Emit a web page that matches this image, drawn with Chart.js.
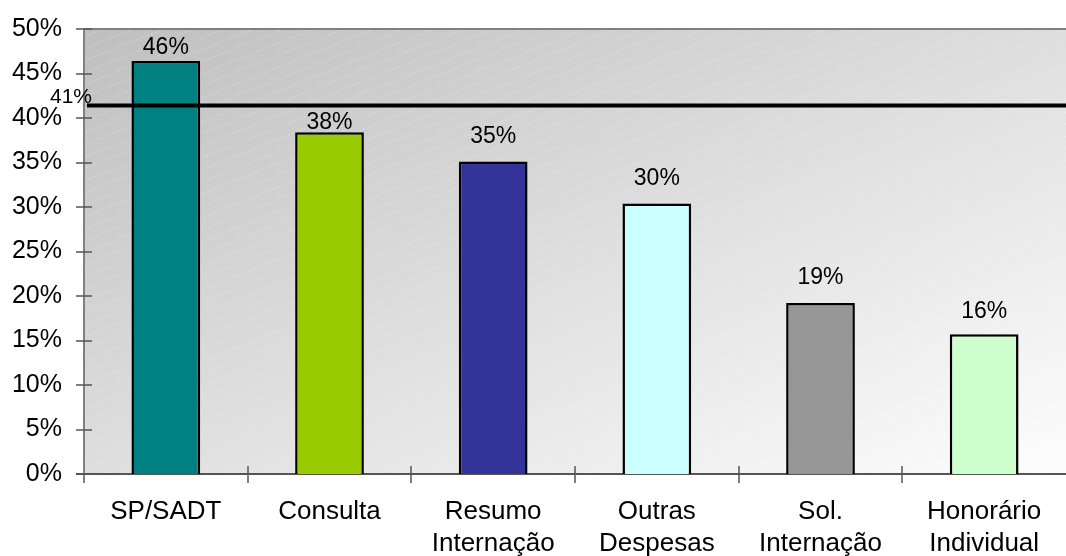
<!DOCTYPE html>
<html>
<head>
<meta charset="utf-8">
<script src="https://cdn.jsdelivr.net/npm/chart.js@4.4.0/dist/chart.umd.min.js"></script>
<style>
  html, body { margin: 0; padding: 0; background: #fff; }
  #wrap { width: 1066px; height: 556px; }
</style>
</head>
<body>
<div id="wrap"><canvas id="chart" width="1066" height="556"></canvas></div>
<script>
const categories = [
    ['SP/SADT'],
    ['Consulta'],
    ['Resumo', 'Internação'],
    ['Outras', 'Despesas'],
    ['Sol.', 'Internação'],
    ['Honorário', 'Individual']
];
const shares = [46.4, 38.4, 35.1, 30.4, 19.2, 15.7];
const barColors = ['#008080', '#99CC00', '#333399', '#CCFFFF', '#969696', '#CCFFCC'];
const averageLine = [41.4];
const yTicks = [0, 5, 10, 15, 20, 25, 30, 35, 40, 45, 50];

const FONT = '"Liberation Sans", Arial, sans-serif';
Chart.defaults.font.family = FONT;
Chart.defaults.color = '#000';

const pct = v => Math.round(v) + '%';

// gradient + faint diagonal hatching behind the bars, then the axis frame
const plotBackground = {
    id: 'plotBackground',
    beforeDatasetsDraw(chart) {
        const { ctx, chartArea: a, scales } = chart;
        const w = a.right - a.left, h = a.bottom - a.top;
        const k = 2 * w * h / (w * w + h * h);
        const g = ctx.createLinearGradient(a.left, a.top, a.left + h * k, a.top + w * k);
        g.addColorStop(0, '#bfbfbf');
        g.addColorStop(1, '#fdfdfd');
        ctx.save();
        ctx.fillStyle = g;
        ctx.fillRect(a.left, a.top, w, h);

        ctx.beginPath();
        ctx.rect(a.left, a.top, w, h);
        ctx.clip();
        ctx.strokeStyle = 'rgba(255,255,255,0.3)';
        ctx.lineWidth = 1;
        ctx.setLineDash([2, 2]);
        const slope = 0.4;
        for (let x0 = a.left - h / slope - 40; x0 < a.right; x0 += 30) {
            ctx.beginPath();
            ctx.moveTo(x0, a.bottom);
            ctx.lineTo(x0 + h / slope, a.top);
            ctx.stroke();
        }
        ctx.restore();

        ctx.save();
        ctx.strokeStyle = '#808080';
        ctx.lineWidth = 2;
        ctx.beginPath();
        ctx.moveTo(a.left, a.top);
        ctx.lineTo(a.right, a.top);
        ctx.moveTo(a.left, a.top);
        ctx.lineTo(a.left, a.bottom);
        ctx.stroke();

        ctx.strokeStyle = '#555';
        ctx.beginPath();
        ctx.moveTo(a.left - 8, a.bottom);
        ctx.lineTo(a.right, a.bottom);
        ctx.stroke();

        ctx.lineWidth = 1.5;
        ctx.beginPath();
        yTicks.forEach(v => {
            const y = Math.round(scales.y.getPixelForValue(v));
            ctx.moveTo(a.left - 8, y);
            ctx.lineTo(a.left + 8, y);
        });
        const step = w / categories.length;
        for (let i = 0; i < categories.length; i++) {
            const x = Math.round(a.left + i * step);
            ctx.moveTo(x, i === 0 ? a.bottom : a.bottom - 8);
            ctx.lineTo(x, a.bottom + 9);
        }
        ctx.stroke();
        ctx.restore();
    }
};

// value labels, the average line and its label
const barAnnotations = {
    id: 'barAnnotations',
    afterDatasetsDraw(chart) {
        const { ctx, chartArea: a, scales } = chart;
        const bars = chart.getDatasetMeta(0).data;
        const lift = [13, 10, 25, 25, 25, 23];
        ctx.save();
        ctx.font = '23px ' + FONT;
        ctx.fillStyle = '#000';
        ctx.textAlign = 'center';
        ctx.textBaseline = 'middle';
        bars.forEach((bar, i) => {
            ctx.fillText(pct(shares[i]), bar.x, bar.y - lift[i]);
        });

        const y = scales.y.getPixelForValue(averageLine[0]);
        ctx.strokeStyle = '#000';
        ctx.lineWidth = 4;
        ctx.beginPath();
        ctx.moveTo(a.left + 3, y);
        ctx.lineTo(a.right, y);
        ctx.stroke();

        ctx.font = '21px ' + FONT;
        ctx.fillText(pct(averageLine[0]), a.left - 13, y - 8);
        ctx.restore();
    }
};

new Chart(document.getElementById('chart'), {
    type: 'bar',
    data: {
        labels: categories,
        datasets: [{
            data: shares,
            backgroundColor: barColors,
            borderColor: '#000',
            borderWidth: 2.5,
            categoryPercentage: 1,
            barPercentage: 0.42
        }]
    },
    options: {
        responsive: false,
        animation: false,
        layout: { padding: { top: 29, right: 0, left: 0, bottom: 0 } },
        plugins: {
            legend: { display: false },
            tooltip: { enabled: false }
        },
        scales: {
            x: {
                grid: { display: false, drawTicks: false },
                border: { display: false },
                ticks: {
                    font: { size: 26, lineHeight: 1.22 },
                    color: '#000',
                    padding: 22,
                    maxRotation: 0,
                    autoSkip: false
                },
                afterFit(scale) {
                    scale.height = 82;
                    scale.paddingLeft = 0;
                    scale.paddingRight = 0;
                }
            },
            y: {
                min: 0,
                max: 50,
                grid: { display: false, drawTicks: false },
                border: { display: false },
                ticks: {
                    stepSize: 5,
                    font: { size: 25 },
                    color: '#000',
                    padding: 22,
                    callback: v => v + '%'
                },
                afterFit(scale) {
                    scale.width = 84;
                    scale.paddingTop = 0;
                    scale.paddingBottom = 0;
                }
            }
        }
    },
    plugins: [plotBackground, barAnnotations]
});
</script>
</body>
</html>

···

WHAT NEEDS TO BE DONE:
Copy the material above exactly and drop the pictures.

RESPONSE:
Emit a web page that matches this image, drawn with Chart.js.
<!DOCTYPE html>
<html>
<head>
<meta charset="utf-8">
<script src="https://cdn.jsdelivr.net/npm/chart.js@4.4.0/dist/chart.umd.min.js"></script>
<style>
  html, body { margin: 0; padding: 0; background: #fff; }
  #wrap { width: 1066px; height: 556px; }
</style>
</head>
<body>
<div id="wrap"><canvas id="chart" width="1066" height="556"></canvas></div>
<script>
const categories = [
    ['SP/SADT'],
    ['Consulta'],
    ['Resumo', 'Internação'],
    ['Outras', 'Despesas'],
    ['Sol.', 'Internação'],
    ['Honorário', 'Individual']
];
const shares = [46.4, 38.4, 35.1, 30.4, 19.2, 15.7];
const barColors = ['#008080', '#99CC00', '#333399', '#CCFFFF', '#969696', '#CCFFCC'];
const averageLine = [41.4];
const yTicks = [0, 5, 10, 15, 20, 25, 30, 35, 40, 45, 50];

const FONT = '"Liberation Sans", Arial, sans-serif';
Chart.defaults.font.family = FONT;
Chart.defaults.color = '#000';

const pct = v => Math.round(v) + '%';

// gradient + faint diagonal hatching behind the bars, then the axis frame
const plotBackground = {
    id: 'plotBackground',
    beforeDatasetsDraw(chart) {
        const { ctx, chartArea: a, scales } = chart;
        const w = a.right - a.left, h = a.bottom - a.top;
        const k = 2 * w * h / (w * w + h * h);
        const g = ctx.createLinearGradient(a.left, a.top, a.left + h * k, a.top + w * k);
        g.addColorStop(0, '#bfbfbf');
        g.addColorStop(1, '#fdfdfd');
        ctx.save();
        ctx.fillStyle = g;
        ctx.fillRect(a.left, a.top, w, h);

        ctx.beginPath();
        ctx.rect(a.left, a.top, w, h);
        ctx.clip();
        ctx.strokeStyle = 'rgba(255,255,255,0.3)';
        ctx.lineWidth = 1;
        ctx.setLineDash([2, 2]);
        const slope = 0.4;
        for (let x0 = a.left - h / slope - 40; x0 < a.right; x0 += 30) {
            ctx.beginPath();
            ctx.moveTo(x0, a.bottom);
            ctx.lineTo(x0 + h / slope, a.top);
            ctx.stroke();
        }
        ctx.restore();

        ctx.save();
        ctx.strokeStyle = '#808080';
        ctx.lineWidth = 2;
        ctx.beginPath();
        ctx.moveTo(a.left, a.top);
        ctx.lineTo(a.right, a.top);
        ctx.moveTo(a.left, a.top);
        ctx.lineTo(a.left, a.bottom);
        ctx.stroke();

        ctx.strokeStyle = '#555';
        ctx.beginPath();
        ctx.moveTo(a.left - 8, a.bottom);
        ctx.lineTo(a.right, a.bottom);
        ctx.stroke();

        ctx.lineWidth = 1.5;
        ctx.beginPath();
        yTicks.forEach(v => {
            const y = Math.round(scales.y.getPixelForValue(v));
            ctx.moveTo(a.left - 8, y);
            ctx.lineTo(a.left + 8, y);
        });
        const step = w / categories.length;
        for (let i = 0; i < categories.length; i++) {
            const x = Math.round(a.left + i * step);
            ctx.moveTo(x, i === 0 ? a.bottom : a.bottom - 8);
            ctx.lineTo(x, a.bottom + 9);
        }
        ctx.stroke();
        ctx.restore();
    }
};

// value labels, the average line and its label
const barAnnotations = {
    id: 'barAnnotations',
    afterDatasetsDraw(chart) {
        const { ctx, chartArea: a, scales } = chart;
        const bars = chart.getDatasetMeta(0).data;
        const lift = [13, 10, 25, 25, 25, 23];
        ctx.save();
        ctx.font = '23px ' + FONT;
        ctx.fillStyle = '#000';
        ctx.textAlign = 'center';
        ctx.textBaseline = 'middle';
        bars.forEach((bar, i) => {
            ctx.fillText(pct(shares[i]), bar.x, bar.y - lift[i]);
        });

        const y = scales.y.getPixelForValue(averageLine[0]);
        ctx.strokeStyle = '#000';
        ctx.lineWidth = 4;
        ctx.beginPath();
        ctx.moveTo(a.left + 3, y);
        ctx.lineTo(a.right, y);
        ctx.stroke();

        ctx.font = '21px ' + FONT;
        ctx.fillText(pct(averageLine[0]), a.left - 13, y - 8);
        ctx.restore();
    }
};

new Chart(document.getElementById('chart'), {
    type: 'bar',
    data: {
        labels: categories,
        datasets: [{
            data: shares,
            backgroundColor: barColors,
            borderColor: '#000',
            borderWidth: 2.5,
            categoryPercentage: 1,
            barPercentage: 0.42
        }]
    },
    options: {
        responsive: false,
        animation: false,
        layout: { padding: { top: 29, right: 0, left: 0, bottom: 0 } },
        plugins: {
            legend: { display: false },
            tooltip: { enabled: false }
        },
        scales: {
            x: {
                grid: { display: false, drawTicks: false },
                border: { display: false },
                ticks: {
                    font: { size: 26, lineHeight: 1.22 },
                    color: '#000',
                    padding: 22,
                    maxRotation: 0,
                    autoSkip: false
                },
                afterFit(scale) {
                    scale.height = 82;
                    scale.paddingLeft = 0;
                    scale.paddingRight = 0;
                }
            },
            y: {
                min: 0,
                max: 50,
                grid: { display: false, drawTicks: false },
                border: { display: false },
                ticks: {
                    stepSize: 5,
                    font: { size: 25 },
                    color: '#000',
                    padding: 22,
                    callback: v => v + '%'
                },
                afterFit(scale) {
                    scale.width = 84;
                    scale.paddingTop = 0;
                    scale.paddingBottom = 0;
                }
            }
        }
    },
    plugins: [plotBackground, barAnnotations]
});
</script>
</body>
</html>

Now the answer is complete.